ИСПОВЕДЬ СОВЕТСКОГО ЧЕЛОВЕКА - страница 18



Само место, где располагалась деревня, очень живописное. Все остальное было не очень.

Рядом был поселок, называющийся Пеньки, где и жили рабочие лесопункта. Это бараки, пьяные мужики и отсутствие какой либо культуры. Хорошо, что вскоре мы переехали в изумительное место, где располагалось село Спас-Заборье. Туда отправили отца инспектором отдела кадров, как я понимаю, в основном с целью вербовки новых рабочих для леспромхоза Заборья.

Спас-Заборье

По приезду туда я пошел в третий класс начальной школы. Эта начальная школа, состоящая из нескольких одноэтажных зданий, находилась чуть ближе, в черте села, с другой стороны оврага, который и разделял начальную и семилетнюю школы. Вела третий и четвертый класс Грубова Зоя Николаевна. Ее муж был практически штатным фотографом Заборья.

Главным был леспромхоз. Было среди работников много не русских, что редкость для тех мест. Одна улица была заселена немцами, которых было больше всего, наверно выселенных с Поволжья. Это была самая чистая улица. Со мной в классе учились украинцы, азербайджанцы, немцы, евреи. Может и еще кто то, сейчас уже не помню. Не помню еще и по другой причине, потому что мы тогда в национальностях не разбирались, главное в дружбе было, какой ты человек по общечеловеческим понятиям, и что ты умеешь делать. В нашем классе училась одна немка по фамилии Шумахер. Жили они в жалкой хибарке прямо на берегу реки. Ее мать работала банщицей. Баня стояла в двадцати метрах от них. Для того, чтобы помыть мужское и женское население Заборья, ее мать должна была наносить примерно четыре куба воды, если не больше, в каждый мужской и женский банный день. Да еще нужно было как то нагреть почти половину этой воды. Во время рыбной ловли я заходил несколько раз к ним. Уныния не видел. Несмотря не то, что война кончилась практически вчера, отношение ко всем немцам было самое доброжелательное.

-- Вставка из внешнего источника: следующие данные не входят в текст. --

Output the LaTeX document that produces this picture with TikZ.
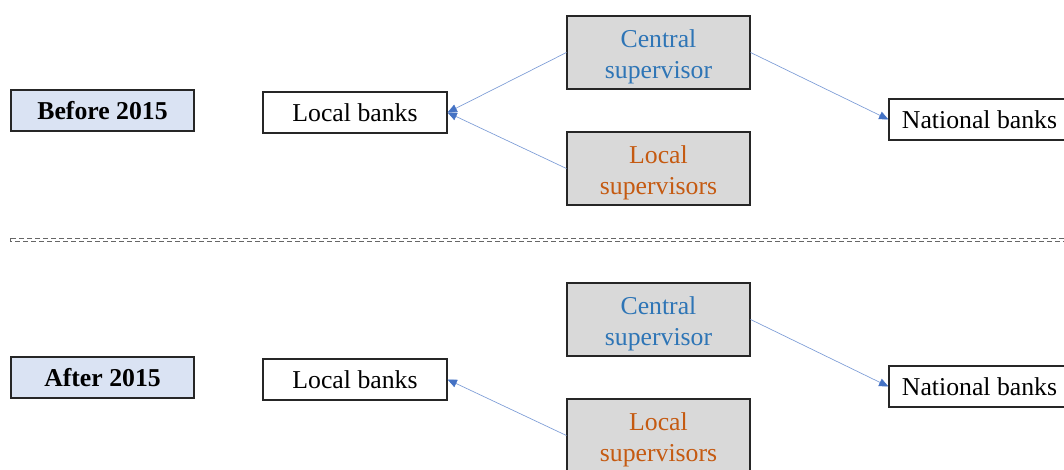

Когда я вспоминаю школу Заборья, редко могу удержаться от слез. Это был, безусловно, интеллектуальный центр. Кроме того, что качество обучения было на высоте, там бурлила жизнь, ребята занимались во всевозможных кружках, и самое главное, был школьный хор, в котором участвовали как ученики, так и учителя. Руководили там два человека, преподаватель пения (не помню ее фамилию, имя и отчество), которая жила работой, и преподаватель математики, Махова Людмила Николаевна (мать моего дружка, Махова Вовки).


Четвертый класс начальной Заборской школы с учительницей Грубовой Зоей Николаевной. Рядом с ней ушастый ученик, с традиционно хмурым взглядом, это я. Крайняя в среднем ряду справа – «Тишка». Третий справа вверху, Шустер Валера. Слева от Зои Николаевны две сестры-близняшки Розовы, которые жили прямо напротив клуба в каком то бараке. Мы все время у них «тусовались». Между мной и Тишкой девочка-немка Шумахер. Зоя Николаевна была хорошим человеком. Запомнилась она мне именно в этом платье.


Иногда они замечательно пели вместе, преподаватель пела первым голосом, Людмила Николаевна вторым. Коллектив школьной самодеятельности, насколько мог, заполнял послевоенный художественный вакуум, как выступая в клубе, так и часто совершая поездки по округе. Так получилось, что эти два человека обнаружили у меня абсолютный музыкальный слух, беря одного из всей школы в свои поездки в качестве солиста. Приезд какого-нибудь важного человека в Заборье всегда сопровождался концертом, на котором мне приходилось выступать. Как правило, это была песня про подвиг знаменитого Варяга. Можно представить, как это выглядело в исполнении двенадцатилетнего пацаненка. Был я хоть и бойким, но при этом очень стеснительным, поэтому подготовка, да и само выступление всегда вызывало страшное волнение, не спались ночи. Иногда от волнения перехватывало голос. Принимали всегда хорошо, позора не помню. Тем не менее, уроки пения были одни из самых любимых. Было приятно, когда вызывали к доске петь, а в классе был «лес рук» желающих петь со мной, потому что пятерка была обеспечена. Желающих петь в хоре тоже было множество. Участие в хоре это не просто пение, это переход в какое то другое, возвышенное состояние. Кто там пел, тот знает. Любой ученик, проходивший два года на уроки пения, мог спеть не менее двадцати-тридцати песен, более всего народных, естественно, с разным качеством.